The sixth, and most significant, source of apprehension regarding Trump is the U.S. military-intelligence establishment, which opposes any policy of appeasing Russia. Since the onset of the Ukrainian war, this establishment has aligned itself with President Joe Biden, supporting a strategy to exploit this conflict for the purpose of wearing down Russia and causing Putin to “fail,” as British Prime Minister Boris Johnson stated shortly after the war began.
The military and intelligence community in Washington had previously agreed with Obama and Biden on policies aimed at rapprochement with Iran, and they do not endorse Trump’s approach to reducing the U.S. military presence abroad, especially in the Middle East. Likely due to his greater focus on China, Trump may either agree, or be compelled to agree, with a vision presented to Congress in March 2023 by General Michael Corella, the commander of U.S. Central Command.
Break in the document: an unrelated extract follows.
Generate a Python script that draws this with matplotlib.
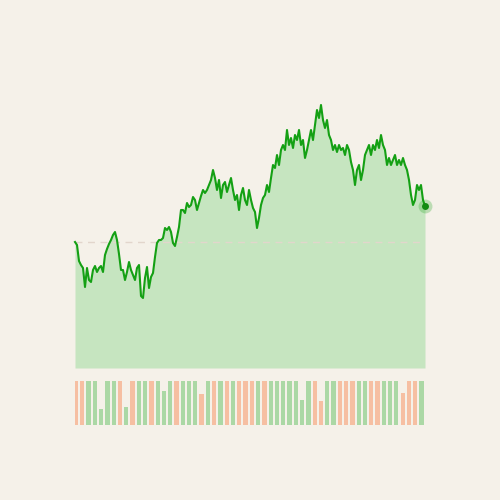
import matplotlib
matplotlib.use("Agg")
import matplotlib.pyplot as plt
import numpy as np

# closing prices, one per session
prices = [
    100.0, 99.4, 96.2, 95.4, 94.8, 91.0, 94.8, 92.4, 92.0, 94.4,
    95.2, 94.0, 94.8, 95.2, 94.0, 97.4, 98.6, 99.6, 100.4, 101.4,
    102.0, 100.4, 97.6, 94.4, 94.4, 92.4, 94.0, 96.0, 94.4, 93.4,
    92.4, 94.8, 95.4, 89.2, 88.8, 92.8, 95.0, 90.8, 93.0, 93.8,
    97.0, 99.8, 100.4, 100.4, 100.8, 102.8, 102.4, 103.0, 102.0, 99.8,
    99.2, 101.0, 103.0, 106.4, 106.4, 105.8, 107.8, 107.0,
    107.4, 109.0, 108.4, 106.4, 107.8, 109.2, 110.4, 109.8, 110.4, 111.4,
    112.4, 114.4, 112.8, 110.4, 112.4, 108.8, 111.4, 112.0, 110.0, 111.4,
    112.8, 110.4, 108.4, 109.4, 106.4, 109.4, 110.8, 108.4, 107.4, 110.4,
    108.4, 106.8, 106.0, 102.8, 104.8, 107.4, 108.8, 109.4, 111.4, 110.0,
    112.8, 115.4, 114.8, 117.4, 115.4, 118.4, 119.4, 118.4, 122.4, 119.4,
    120.8, 118.8, 121.4, 120.4, 122.4, 119.4, 120.4, 116.8, 118.4, 120.4,
    122.4, 120.4, 123.4, 126.4, 124.8, 127.4, 124.4, 122.8, 124.4, 121.4,
    120.4, 118.4, 119.4, 118.0, 119.4, 118.4, 118.8, 117.4, 119.4, 118.4,
    116.0, 114.4, 111.4, 114.4, 115.4, 112.4, 114.4, 117.4, 118.4, 119.4,
    117.4, 119.4, 118.4, 120.4, 118.8, 121.4, 119.4, 118.4, 115.4, 116.8,
    115.4, 116.4, 117.4, 115.4, 116.4, 115.4, 116.8, 115.4, 114.4, 112.4,
    109.4, 107.4, 108.4, 111.4, 110.4, 111.4, 108.4, 107.2,
]

# volume bars (relative), and whether the bar was an up day
volume = [
    100, 100, 100, 100, 36, 100, 100, 100, 41, 100,
    100, 100, 100, 100, 77, 100, 100, 100, 100, 100,
    70, 100, 100, 100, 100, 100, 100, 100, 100, 100,
    100, 100, 100, 100, 100, 100, 57, 100, 100, 55,
    100, 100, 100, 100, 100, 100, 100, 100, 100, 100,
    100, 100, 73, 100, 100, 100,
]
up_day = [
    0, 0, 1, 1, 1, 1, 1, 0, 1, 0,
    1, 1, 0, 1, 1, 1, 0, 1, 1, 1,
    0, 1, 0, 1, 0, 1, 0, 0, 0, 1,
    0, 1, 1, 1, 1, 1, 1, 1, 0, 0,
    1, 1, 0, 0, 0, 1, 1, 0, 0, 1,
    1, 1, 0, 0, 0, 1,
]

BG = "#f5f1e9"
LINE = "#14a014"
FILL = "#c6e5c0"
UP = "#abd8a5"
DOWN = "#f6bfa2"

fig = plt.figure(figsize=(5, 5), dpi=100, facecolor=BG)

# price panel
ax = fig.add_axes([0.15, 0.264, 0.70, 0.586])
ax.set_facecolor(BG)
x = np.arange(len(prices))
base = 74.8
ax.fill_between(x, prices, base, color=FILL, lw=0)
ax.axhline(prices[0], color="#e2d6cc", lw=1, ls=(0, (5, 4)))
ax.plot(x, prices, color=LINE, lw=1.5, solid_joinstyle="round", clip_on=False)
# last price marker with a soft halo
ax.plot(x[-1], prices[-1], "o", color=LINE, alpha=0.25, ms=10, mew=0,
        clip_on=False, zorder=4)
ax.plot(x[-1], prices[-1], "o", color="#118a11", ms=5, mew=0,
        clip_on=False, zorder=5)
ax.set_xlim(0, len(prices) - 1)
ax.set_ylim(base, 133.4)
ax.axis("off")

# volume panel
vax = fig.add_axes([0.15, 0.15, 0.70, 0.088])
vax.set_facecolor(BG)
colors = [UP if u else DOWN for u in up_day]
vax.bar(np.arange(len(volume)), volume, width=0.68, color=colors, lw=0)
vax.set_xlim(-0.16, len(volume) - 0.44)
vax.set_ylim(0, 100)
vax.axis("off")

fig.savefig("out.png", dpi=100, facecolor=BG)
Corella emphasized that “seventy-two percent of China’s oil is imported, making them vulnerable, and ninety-eight percent of it is transported by ship.” Half of this imported oil comes from the Middle East, including the planned export of one and a half million barrels of Iranian oil per day to China by September 2024, following a resurgence in Iranian oil production under Biden to approximately one million eight hundred fifty thousand barrels daily, according to Iran International as of November 8.
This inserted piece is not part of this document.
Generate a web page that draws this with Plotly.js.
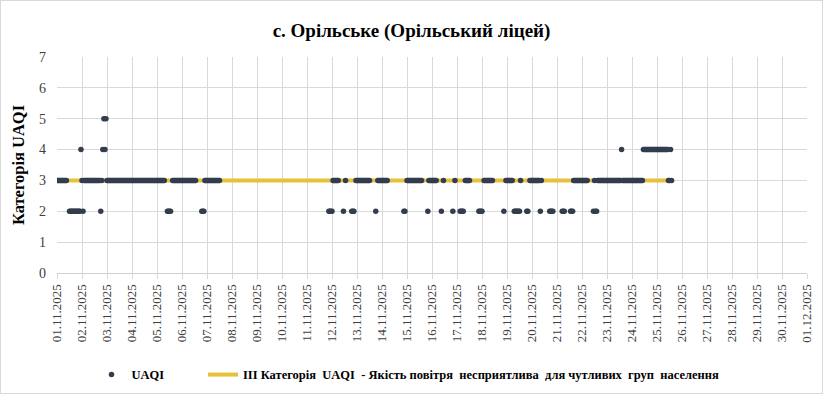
<!DOCTYPE html>
<html><head><meta charset="utf-8">
<script src="https://cdn.plot.ly/plotly-3.0.1.min.js"></script>
<style>
body{margin:0;background:#fff;}
#wrap{position:relative;width:823px;height:394px;}
#chart{width:823px;height:394px;}
#frame{position:absolute;left:0;top:0;width:821px;height:392px;border:1px solid #d9d9d9;pointer-events:none;}
</style>
</head><body>
<div id="wrap"><div id="chart"></div><div id="frame"></div></div>
<script>
const chartTitle = 'с. Орільське (Орільський ліцей)';
const yTitle = 'Категорія UAQI';
const seriesName = 'UAQI';
const lineName = 'ІІІ Категорія\u00a0 UAQI\u00a0 - Якість повітря\u00a0 несприятлива\u00a0 для чутливих\u00a0 груп\u00a0 населення';
const startDate = '2025-11-01';
// hourly UAQI category readings, one 24-character string per day ('.' = no reading)
const hourlyByDay = [
  '3333333333..222222222224', // 01.11
  '323333333333333333234545', // 02.11
  '333333333333333333333333', // 03.11
  '333333333333333333333333', // 04.11
  '33333333..2222.333333333', // 05.11
  '33333333333333.....22233', // 06.11
  '3333333333333...........', // 07.11
  '........................', // 08.11
  '........................', // 09.11
  '........................', // 10.11
  '.....................222', // 11.11
  '2333333....2.3.....222.3', // 12.11
  '3333333333333.....2.3333', // 13.11
  '333333...............22.', // 14.11
  '333333333333333.....2333', // 15.11
  '33333....2.3........2.3.', // 16.11
  '...2222.33333........222', // 17.11
  '2.333333333..........2.3', // 18.11
  '333333.2222223.....22.33', // 19.11
  '3333333323.......2222...', // 20.11
  '.....222.....22233333333', // 21.11
  '333333.....2322333333333', // 22.11
  '333333333333334333333333', // 23.11
  '333333333334444444444444', // 24.11
  '444444444443343'           // 25.11
];
const thresholdValue = 3;
const tickLabels = ['01.11.2025','02.11.2025','03.11.2025','04.11.2025','05.11.2025','06.11.2025','07.11.2025','08.11.2025','09.11.2025','10.11.2025','11.11.2025','12.11.2025','13.11.2025','14.11.2025','15.11.2025','16.11.2025','17.11.2025','18.11.2025','19.11.2025','20.11.2025','21.11.2025','22.11.2025','23.11.2025','24.11.2025','25.11.2025','26.11.2025','27.11.2025','28.11.2025','29.11.2025','30.11.2025','01.12.2025'];
const yTicks = [0,1,2,3,4,5,6,7];
</script>
<script>
const HOUR = 3600000;
const sp = startDate.split('-').map(Number);
const t0 = Date.UTC(sp[0], sp[1]-1, sp[2]);
const xs = [], ys = [];
hourlyByDay.forEach((s, d) => {
  for (let h = 0; h < s.length; h++) {
    const c = s[h];
    if (c >= '0' && c <= '9') { xs.push(t0 + (d*24 + h)*HOUR); ys.push(Number(c)); }
  }
});
const lineX = [t0, xs[xs.length-1]];
const lineY = lineX.map(() => thresholdValue);
const tickVals = tickLabels.map(l => { const p = l.split('.').map(Number); return Date.UTC(p[2], p[1]-1, p[0]); });
const serif = 'Liberation Serif, Times New Roman, DejaVu Serif, serif';
const legendFont = {family:serif, size:12.5, color:'#000', weight:'bold'};

const traces = [
  { type:'scatter', mode:'lines', x: lineX, y: lineY, name: lineName, legend:'legend2',
    line:{color:'#E8C13C', width:4}, hoverinfo:'skip' },
  { type:'scatter', mode:'markers', x: xs, y: ys, name: seriesName, legend:'legend',
    marker:{color:'#333D4D', size:5.5} }
];
const layout = {
  width: 823, height: 394,
  margin: {l:57, r:16, t:57, b:121, autoexpand:false},
  paper_bgcolor:'#fff', plot_bgcolor:'#fff',
  font: {family: serif, color:'#404040'},
  title: {text: '<b>'+chartTitle+'</b>', font:{family:serif, size:19, color:'#000'},
          x:0.5, xref:'container', y:1-30/394, yref:'container', yanchor:'middle'},
  xaxis: {type:'date', range:[tickVals[0], tickVals[tickVals.length-1]], automargin:false,
          tickvals: tickVals, ticktext: tickLabels, tickangle:-90,
          tickfont:{family:serif, size:13, color:'#404040'},
          showgrid:true, gridcolor:'#d9d9d9', gridwidth:1,
          showline:true, linecolor:'#cfcfcf', linewidth:1,
          ticks:'outside', ticklen:5, tickcolor:'#d9d9d9', zeroline:false, fixedrange:true},
  yaxis: {range:[0,7], tickvals:yTicks, ticktext: yTicks.map(String), automargin:false,
          tickfont:{family:serif, size:14, color:'#404040'},
          showgrid:true, gridcolor:'#d9d9d9', gridwidth:1, zeroline:false,
          showline:false, ticks:'', ticklabelstandoff: 10,
          title:{text:'<b>'+yTitle+'</b>', font:{family:serif, size:16.5, color:'#000'}, standoff:10}},
  legend: {orientation:'h', x:0.046, xanchor:'left', y:-0.472, yanchor:'middle',
           font:legendFont, bgcolor:'rgba(0,0,0,0)'},
  legend2: {orientation:'h', x:(203-57)/750, xanchor:'left', y:-0.472, yanchor:'middle',
           font:legendFont, bgcolor:'rgba(0,0,0,0)'},
  showlegend: true
};
Plotly.newPlot('chart', traces, layout, {displayModeBar:false, staticPlot:true});
</script>
</body></html>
This geopolitical context elevates the importance of the Strait of Hormuz and the Strait of Malacca for Washington in its dealings with Beijing, making the Middle East a crucial asset for the U.S. military in applying pressure on China. In his remarks, General Corella stated, “The CENTCOM region is central to competition with China and Russia. We have been there, we are there today, and we will continue to be there in the future.”
To provide a broader perspective and complete the picture, we can identify those on the other side – those who are comfortable with Trump’s return. This includes Israeli Prime Minister Benjamin Netanyahu, Saudi Crown Prince Mohammed bin Salman, Indian Prime Minister Narendra Modi, and President Vladimir Putin.